Generally, a unilateral declaration of statehood from the Palestinians has been expected to emerge from West Bank leadership and not Jerusalem. That dynamic might be turned on its ear, as Israeli Defense Minister Ehud Barak, who throughout the 21st century has been one of the most influential leaders regardless of the political party in charge, declared his support for the consideration of unilateral actions–perhaps signalling that Israeli, and not the Palestinians, might establish the border between the Jewish and future Palestinian states.
Unilateral statehood declarations drew significant attention several years ago as Palestinian Prime Minister Salam Fayyad, a former International Monetary Fund executive, began a major infrastructure development project that was expected to put the West Bank on course for sovereignty. By creating a financial framework, building roads, erecting schools, and establishing a healthcare delivery system, this infrastructure development project would allow Palestinians to have autonomy without relying on Israel for back-end support. In essence, putting the Palestinians on the end of the diving board ready to leap into statehood whenever they–and not Israel–see fit.
However, instead of Palestinians holding the bargaining chip, Israel, by unilaterally declaring borders, would be artificially shoving Palestinians into the pool off the ladder–and that’s not necessarily a bad thing.
Regardless of whether Israelis or Palestinians take unilateral actions, several issues must be considered and both countries must be ready to address.
First, is Palestinian infrastructure ready for such a monumental shift? From an effective internal security apparatus to ensuring clean water to a stable economy, poor Palestinian infrastructure would torpedo the Palestinian statehood experiment right out of the gate. No country–whether new or old–can function without a strong infrastructure, and Fayyad’s thinking was certainly on point to remedy that problem. While some strides have been made, the several facets to Palestinian infrastructure are still lacking or, at best, untested.

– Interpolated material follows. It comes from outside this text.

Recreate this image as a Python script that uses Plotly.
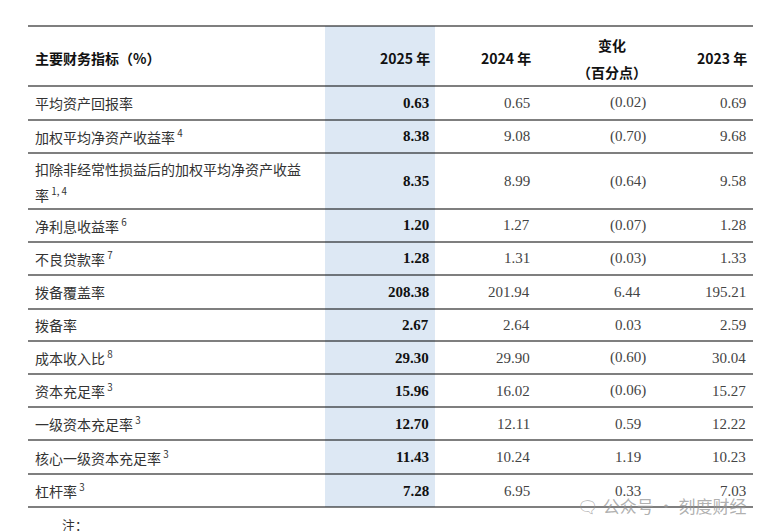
import plotly.graph_objects as go

labels = ["平均资产回报率", "加权平均净资产收益率<sup> 4</sup>",
          "扣除非经常性损益后的加权平均净资产收益|率<sup> 1, 4</sup>",
          "净利息收益率<sup> 6</sup>", "不良贷款率<sup> 7</sup>", "拨备覆盖率", "拨备率",
          "成本收入比<sup> 8</sup>", "资本充足率<sup> 3</sup>", "一级资本充足率<sup> 3</sup>",
          "核心一级资本充足率<sup> 3</sup>", "杠杆率<sup> 3</sup>"]
v2025 = ["0.63", "8.38", "8.35", "1.20", "1.28", "208.38", "2.67", "29.30", "15.96", "12.70", "11.43", "7.28"]
v2024 = ["0.65", "9.08", "8.99", "1.27", "1.31", "201.94", "2.64", "29.90", "16.02", "12.11", "10.24", "6.95"]
change = ["(0.02)", "(0.70)", "(0.64)", "(0.07)", "(0.03)", "6.44", "0.03", "(0.60)", "(0.06)", "0.59", "1.19", "0.33"]
v2023 = ["0.69", "9.68", "9.58", "1.28", "1.33", "195.21", "2.59", "30.04", "15.27", "12.22", "10.23", "7.03"]

bounds = [78, 112, 145, 201, 234, 267, 301, 333, 366, 399, 432, 466, 499]

W, H = 764, 531
def px(x): return x / W
def py(y): return 1 - y / H

fig = go.Figure()
fig.update_layout(width=W, height=H, margin=dict(l=0, r=0, t=0, b=0, pad=0), autosize=False,
                  paper_bgcolor="white", plot_bgcolor="white", showlegend=False,
                  xaxis=dict(visible=False), yaxis=dict(visible=False))
shapes = [dict(type="rect", xref="paper", yref="paper", x0=px(317), x1=px(427), y0=py(18), y1=py(499),
               fillcolor="#dde8f4", line_width=0, layer="below")]
for y in [18] + bounds:
    shapes.append(dict(type="line", xref="paper", yref="paper", x0=px(20), x1=px(745), y0=py(y), y1=py(y),
                       line=dict(color="black", width=1.2)))
fig.update_layout(shapes=shapes)

cn = "Noto Sans CJK SC"
num = "Liberation Serif"
ann = []
def A(x, y, t, anchor="right", font=num, size=15, color="#222", bold=False):
    if bold:
        t = "<b>" + t + "</b>"
    ann.append(dict(x=px(x), y=py(y), xref="paper", yref="paper", text=t, showarrow=False, xanchor=anchor,
                    yanchor="middle", font=dict(family=font, size=size, color=color), align="left"))

A(25, 50, "主要财务指标（%）", "left", cn, 14, "#111", True)
A(424, 50, "2025 年", "right", cn, 14, "#111", True)
A(525, 50, "2024 年", "right", cn, 14, "#111", True)
A(604, 37, "变化", "center", cn, 14, "#111", True)
A(604, 64, "（百分点）", "center", cn, 14, "#111", True)
A(741, 50, "2023 年", "right", cn, 14, "#111", True)

for i in range(len(labels)):
    yc = (bounds[i] + bounds[i + 1]) / 2
    parts = labels[i].split("|")
    if len(parts) == 1:
        A(25, yc, parts[0], "left", cn, 14, "#333")
    else:
        A(25, yc - 12, parts[0], "left", cn, 14, "#333")
        A(25, yc + 13, parts[1], "left", cn, 14, "#333")
    A(423, yc, v2025[i], "right", num, 15, "#111", True)
    A(524, yc, v2024[i], "right", num, 15, "#444")
    A(640 if change[i].startswith("(") else 635, yc, change[i], "right", num, 15, "#444")
    A(740, yc, v2023[i], "right", num, 15, "#444")

A(52, 516, "注：", "left", cn, 13, "#333")
A(740, 497, "🗨 公众号 · 刻度财经", "right", cn, 17, "rgba(150,150,150,0.75)")
fig.update_layout(annotations=ann)
fig.write_html("out.html")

Second, a unilateral statehood declaration would inherently establish borders and control of those borders. A unilateral Palestinian action might, for example, claim parts of Jerusalem, while unilateral Israeli actions might claim all of Jerusalem and its surrounding neighborhoods and small strips of border between Jordan and the new Palestinian state. That’s not to mention control of airspace, as rogue planes from the West Bank could be easily used as missiles into Israeli towns. Any unilateral declaration would most certainly upset elements in both camps, and they must be prepared to address any disputes that arise–namely that people living in certain areas will suddenly be under new rule or be opposed to their existing rule, likely sparking another intifada. If Israel acts, how much force is acceptable to ensure security, and if the Palestinians act, how much force–if any–can they tolerate or encourage from their citizens who might not be viewed as Palestinian by Israelis.
Lastly, and most importantly, any eventual declaration of Palestinian statehood must involve Palestinian ownership of their actions and responsibility, including for subsequent consequences. The Palestinians have a right to sovereignty–borders and infrastructure are mere details. Once statehood is obtained, including through unilateral actions by either party, the Palestinians must then demonstrate that peace is possible and sovereignty will not be abused to facilitate terrorism. Those criteria are not just for the Palestinians, but rather adhered to by every other country. Those countries that support or refuse to condone terrorism risk consequences–whether that be through sanctions or military strikes. A Palestinian state should be no different.
While these factors are by no means all inclusive, they are important drivers and hurdles to any unilateral actions, which might be the panacea to a long-dead Middle East peace process that has unsuccessfully undergone nearly every other available treatment to date.